"""
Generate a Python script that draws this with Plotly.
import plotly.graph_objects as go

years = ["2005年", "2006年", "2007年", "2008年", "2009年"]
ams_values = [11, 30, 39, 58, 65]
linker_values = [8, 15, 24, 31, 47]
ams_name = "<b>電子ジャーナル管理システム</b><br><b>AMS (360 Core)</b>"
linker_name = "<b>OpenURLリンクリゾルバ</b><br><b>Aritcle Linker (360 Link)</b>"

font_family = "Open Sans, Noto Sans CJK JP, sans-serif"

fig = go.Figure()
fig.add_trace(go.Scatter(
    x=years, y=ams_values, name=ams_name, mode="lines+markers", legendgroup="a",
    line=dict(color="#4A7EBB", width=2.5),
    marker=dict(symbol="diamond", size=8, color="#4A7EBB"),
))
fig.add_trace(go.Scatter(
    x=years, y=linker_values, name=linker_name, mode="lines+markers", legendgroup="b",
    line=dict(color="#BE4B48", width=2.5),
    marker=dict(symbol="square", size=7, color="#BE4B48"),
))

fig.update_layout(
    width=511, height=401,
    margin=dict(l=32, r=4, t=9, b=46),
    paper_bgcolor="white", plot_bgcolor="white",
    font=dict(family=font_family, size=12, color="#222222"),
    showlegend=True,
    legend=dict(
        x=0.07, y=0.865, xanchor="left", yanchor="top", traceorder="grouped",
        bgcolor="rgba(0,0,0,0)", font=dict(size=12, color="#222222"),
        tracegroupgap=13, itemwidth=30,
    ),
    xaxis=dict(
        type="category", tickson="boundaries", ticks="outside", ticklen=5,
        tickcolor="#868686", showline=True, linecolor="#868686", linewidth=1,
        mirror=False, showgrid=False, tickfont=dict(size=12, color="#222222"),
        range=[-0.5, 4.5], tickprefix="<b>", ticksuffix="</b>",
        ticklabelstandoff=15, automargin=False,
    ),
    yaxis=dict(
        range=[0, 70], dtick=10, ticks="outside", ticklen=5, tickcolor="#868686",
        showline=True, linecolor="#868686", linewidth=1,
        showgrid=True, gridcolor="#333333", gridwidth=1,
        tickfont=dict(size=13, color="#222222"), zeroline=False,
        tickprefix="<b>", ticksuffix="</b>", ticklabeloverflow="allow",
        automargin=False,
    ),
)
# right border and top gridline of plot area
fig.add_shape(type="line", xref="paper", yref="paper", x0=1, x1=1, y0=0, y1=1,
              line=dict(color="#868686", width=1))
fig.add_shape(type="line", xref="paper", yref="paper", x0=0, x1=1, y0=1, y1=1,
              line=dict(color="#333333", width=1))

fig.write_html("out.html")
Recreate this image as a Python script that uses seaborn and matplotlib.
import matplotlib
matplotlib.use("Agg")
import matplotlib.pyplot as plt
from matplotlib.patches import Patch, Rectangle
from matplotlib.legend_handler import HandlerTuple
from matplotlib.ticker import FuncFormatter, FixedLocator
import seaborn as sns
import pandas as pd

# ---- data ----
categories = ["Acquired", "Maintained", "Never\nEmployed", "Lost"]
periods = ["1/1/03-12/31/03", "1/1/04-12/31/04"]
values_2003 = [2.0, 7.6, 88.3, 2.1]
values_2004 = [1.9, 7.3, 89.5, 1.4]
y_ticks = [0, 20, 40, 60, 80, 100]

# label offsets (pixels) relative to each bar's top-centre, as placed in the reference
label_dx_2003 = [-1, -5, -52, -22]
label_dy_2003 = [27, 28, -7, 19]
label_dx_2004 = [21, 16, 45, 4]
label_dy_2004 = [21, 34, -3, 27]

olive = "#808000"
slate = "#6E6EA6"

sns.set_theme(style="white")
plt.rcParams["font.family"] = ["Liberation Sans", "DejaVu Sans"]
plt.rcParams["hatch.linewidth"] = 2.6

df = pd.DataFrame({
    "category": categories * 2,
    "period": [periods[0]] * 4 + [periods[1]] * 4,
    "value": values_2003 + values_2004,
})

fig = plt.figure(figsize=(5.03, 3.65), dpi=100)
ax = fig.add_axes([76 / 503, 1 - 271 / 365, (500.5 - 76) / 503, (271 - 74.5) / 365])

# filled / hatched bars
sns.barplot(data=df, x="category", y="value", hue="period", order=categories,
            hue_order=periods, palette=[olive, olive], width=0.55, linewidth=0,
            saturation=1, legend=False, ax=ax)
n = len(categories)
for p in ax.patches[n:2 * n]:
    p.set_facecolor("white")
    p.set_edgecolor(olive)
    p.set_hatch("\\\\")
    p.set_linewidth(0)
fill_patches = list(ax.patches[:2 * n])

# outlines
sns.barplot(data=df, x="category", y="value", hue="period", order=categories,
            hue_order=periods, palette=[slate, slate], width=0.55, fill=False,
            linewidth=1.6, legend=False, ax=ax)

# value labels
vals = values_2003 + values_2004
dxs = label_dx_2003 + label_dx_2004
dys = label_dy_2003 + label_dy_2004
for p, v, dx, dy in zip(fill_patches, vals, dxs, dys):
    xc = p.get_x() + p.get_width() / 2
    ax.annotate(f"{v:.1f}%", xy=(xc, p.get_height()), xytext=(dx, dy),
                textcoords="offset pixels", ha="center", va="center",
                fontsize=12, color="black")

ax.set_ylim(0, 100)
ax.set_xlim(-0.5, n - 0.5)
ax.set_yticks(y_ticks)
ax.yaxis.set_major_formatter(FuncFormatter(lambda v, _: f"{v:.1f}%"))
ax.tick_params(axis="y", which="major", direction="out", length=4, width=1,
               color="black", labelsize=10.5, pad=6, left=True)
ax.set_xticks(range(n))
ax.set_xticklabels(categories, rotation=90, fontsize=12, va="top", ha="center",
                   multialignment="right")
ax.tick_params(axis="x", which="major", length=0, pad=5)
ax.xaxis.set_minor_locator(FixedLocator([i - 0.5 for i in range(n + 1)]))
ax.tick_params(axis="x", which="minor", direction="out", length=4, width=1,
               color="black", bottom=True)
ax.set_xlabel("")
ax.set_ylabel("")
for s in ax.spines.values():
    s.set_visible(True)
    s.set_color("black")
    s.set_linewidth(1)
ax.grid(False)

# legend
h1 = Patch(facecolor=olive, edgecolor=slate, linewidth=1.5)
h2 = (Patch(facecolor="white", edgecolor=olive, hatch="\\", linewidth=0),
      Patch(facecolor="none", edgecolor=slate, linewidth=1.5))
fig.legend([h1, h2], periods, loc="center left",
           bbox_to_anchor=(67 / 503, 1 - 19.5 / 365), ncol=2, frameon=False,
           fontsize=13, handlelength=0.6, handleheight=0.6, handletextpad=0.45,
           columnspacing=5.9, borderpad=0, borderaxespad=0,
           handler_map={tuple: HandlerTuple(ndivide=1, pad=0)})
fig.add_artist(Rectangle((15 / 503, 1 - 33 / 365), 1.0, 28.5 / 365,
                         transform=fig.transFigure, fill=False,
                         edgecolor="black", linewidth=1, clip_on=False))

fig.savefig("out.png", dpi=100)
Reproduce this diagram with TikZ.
"""
**Task to carry out:** Copy out all of the records shown above exactly.

**Finished exercise:**
Generate a Python script that draws this with Plotly.
import plotly.graph_objects as go

years = ["2005年", "2006年", "2007年", "2008年", "2009年"]
ams_values = [11, 30, 39, 58, 65]
linker_values = [8, 15, 24, 31, 47]
ams_name = "<b>電子ジャーナル管理システム</b><br><b>AMS (360 Core)</b>"
linker_name = "<b>OpenURLリンクリゾルバ</b><br><b>Aritcle Linker (360 Link)</b>"

font_family = "Open Sans, Noto Sans CJK JP, sans-serif"

fig = go.Figure()
fig.add_trace(go.Scatter(
    x=years, y=ams_values, name=ams_name, mode="lines+markers", legendgroup="a",
    line=dict(color="#4A7EBB", width=2.5),
    marker=dict(symbol="diamond", size=8, color="#4A7EBB"),
))
fig.add_trace(go.Scatter(
    x=years, y=linker_values, name=linker_name, mode="lines+markers", legendgroup="b",
    line=dict(color="#BE4B48", width=2.5),
    marker=dict(symbol="square", size=7, color="#BE4B48"),
))

fig.update_layout(
    width=511, height=401,
    margin=dict(l=32, r=4, t=9, b=46),
    paper_bgcolor="white", plot_bgcolor="white",
    font=dict(family=font_family, size=12, color="#222222"),
    showlegend=True,
    legend=dict(
        x=0.07, y=0.865, xanchor="left", yanchor="top", traceorder="grouped",
        bgcolor="rgba(0,0,0,0)", font=dict(size=12, color="#222222"),
        tracegroupgap=13, itemwidth=30,
    ),
    xaxis=dict(
        type="category", tickson="boundaries", ticks="outside", ticklen=5,
        tickcolor="#868686", showline=True, linecolor="#868686", linewidth=1,
        mirror=False, showgrid=False, tickfont=dict(size=12, color="#222222"),
        range=[-0.5, 4.5], tickprefix="<b>", ticksuffix="</b>",
        ticklabelstandoff=15, automargin=False,
    ),
    yaxis=dict(
        range=[0, 70], dtick=10, ticks="outside", ticklen=5, tickcolor="#868686",
        showline=True, linecolor="#868686", linewidth=1,
        showgrid=True, gridcolor="#333333", gridwidth=1,
        tickfont=dict(size=13, color="#222222"), zeroline=False,
        tickprefix="<b>", ticksuffix="</b>", ticklabeloverflow="allow",
        automargin=False,
    ),
)
# right border and top gridline of plot area
fig.add_shape(type="line", xref="paper", yref="paper", x0=1, x1=1, y0=0, y1=1,
              line=dict(color="#868686", width=1))
fig.add_shape(type="line", xref="paper", yref="paper", x0=0, x1=1, y0=1, y1=1,
              line=dict(color="#333333", width=1))

fig.write_html("out.html")
Recreate this image as a Python script that uses seaborn and matplotlib.
import matplotlib
matplotlib.use("Agg")
import matplotlib.pyplot as plt
from matplotlib.patches import Patch, Rectangle
from matplotlib.legend_handler import HandlerTuple
from matplotlib.ticker import FuncFormatter, FixedLocator
import seaborn as sns
import pandas as pd

# ---- data ----
categories = ["Acquired", "Maintained", "Never\nEmployed", "Lost"]
periods = ["1/1/03-12/31/03", "1/1/04-12/31/04"]
values_2003 = [2.0, 7.6, 88.3, 2.1]
values_2004 = [1.9, 7.3, 89.5, 1.4]
y_ticks = [0, 20, 40, 60, 80, 100]

# label offsets (pixels) relative to each bar's top-centre, as placed in the reference
label_dx_2003 = [-1, -5, -52, -22]
label_dy_2003 = [27, 28, -7, 19]
label_dx_2004 = [21, 16, 45, 4]
label_dy_2004 = [21, 34, -3, 27]

olive = "#808000"
slate = "#6E6EA6"

sns.set_theme(style="white")
plt.rcParams["font.family"] = ["Liberation Sans", "DejaVu Sans"]
plt.rcParams["hatch.linewidth"] = 2.6

df = pd.DataFrame({
    "category": categories * 2,
    "period": [periods[0]] * 4 + [periods[1]] * 4,
    "value": values_2003 + values_2004,
})

fig = plt.figure(figsize=(5.03, 3.65), dpi=100)
ax = fig.add_axes([76 / 503, 1 - 271 / 365, (500.5 - 76) / 503, (271 - 74.5) / 365])

# filled / hatched bars
sns.barplot(data=df, x="category", y="value", hue="period", order=categories,
            hue_order=periods, palette=[olive, olive], width=0.55, linewidth=0,
            saturation=1, legend=False, ax=ax)
n = len(categories)
for p in ax.patches[n:2 * n]:
    p.set_facecolor("white")
    p.set_edgecolor(olive)
    p.set_hatch("\\\\")
    p.set_linewidth(0)
fill_patches = list(ax.patches[:2 * n])

# outlines
sns.barplot(data=df, x="category", y="value", hue="period", order=categories,
            hue_order=periods, palette=[slate, slate], width=0.55, fill=False,
            linewidth=1.6, legend=False, ax=ax)

# value labels
vals = values_2003 + values_2004
dxs = label_dx_2003 + label_dx_2004
dys = label_dy_2003 + label_dy_2004
for p, v, dx, dy in zip(fill_patches, vals, dxs, dys):
    xc = p.get_x() + p.get_width() / 2
    ax.annotate(f"{v:.1f}%", xy=(xc, p.get_height()), xytext=(dx, dy),
                textcoords="offset pixels", ha="center", va="center",
                fontsize=12, color="black")

ax.set_ylim(0, 100)
ax.set_xlim(-0.5, n - 0.5)
ax.set_yticks(y_ticks)
ax.yaxis.set_major_formatter(FuncFormatter(lambda v, _: f"{v:.1f}%"))
ax.tick_params(axis="y", which="major", direction="out", length=4, width=1,
               color="black", labelsize=10.5, pad=6, left=True)
ax.set_xticks(range(n))
ax.set_xticklabels(categories, rotation=90, fontsize=12, va="top", ha="center",
                   multialignment="right")
ax.tick_params(axis="x", which="major", length=0, pad=5)
ax.xaxis.set_minor_locator(FixedLocator([i - 0.5 for i in range(n + 1)]))
ax.tick_params(axis="x", which="minor", direction="out", length=4, width=1,
               color="black", bottom=True)
ax.set_xlabel("")
ax.set_ylabel("")
for s in ax.spines.values():
    s.set_visible(True)
    s.set_color("black")
    s.set_linewidth(1)
ax.grid(False)

# legend
h1 = Patch(facecolor=olive, edgecolor=slate, linewidth=1.5)
h2 = (Patch(facecolor="white", edgecolor=olive, hatch="\\", linewidth=0),
      Patch(facecolor="none", edgecolor=slate, linewidth=1.5))
fig.legend([h1, h2], periods, loc="center left",
           bbox_to_anchor=(67 / 503, 1 - 19.5 / 365), ncol=2, frameon=False,
           fontsize=13, handlelength=0.6, handleheight=0.6, handletextpad=0.45,
           columnspacing=5.9, borderpad=0, borderaxespad=0,
           handler_map={tuple: HandlerTuple(ndivide=1, pad=0)})
fig.add_artist(Rectangle((15 / 503, 1 - 33 / 365), 1.0, 28.5 / 365,
                         transform=fig.transFigure, fill=False,
                         edgecolor="black", linewidth=1, clip_on=False))

fig.savefig("out.png", dpi=100)
Reproduce this diagram with TikZ.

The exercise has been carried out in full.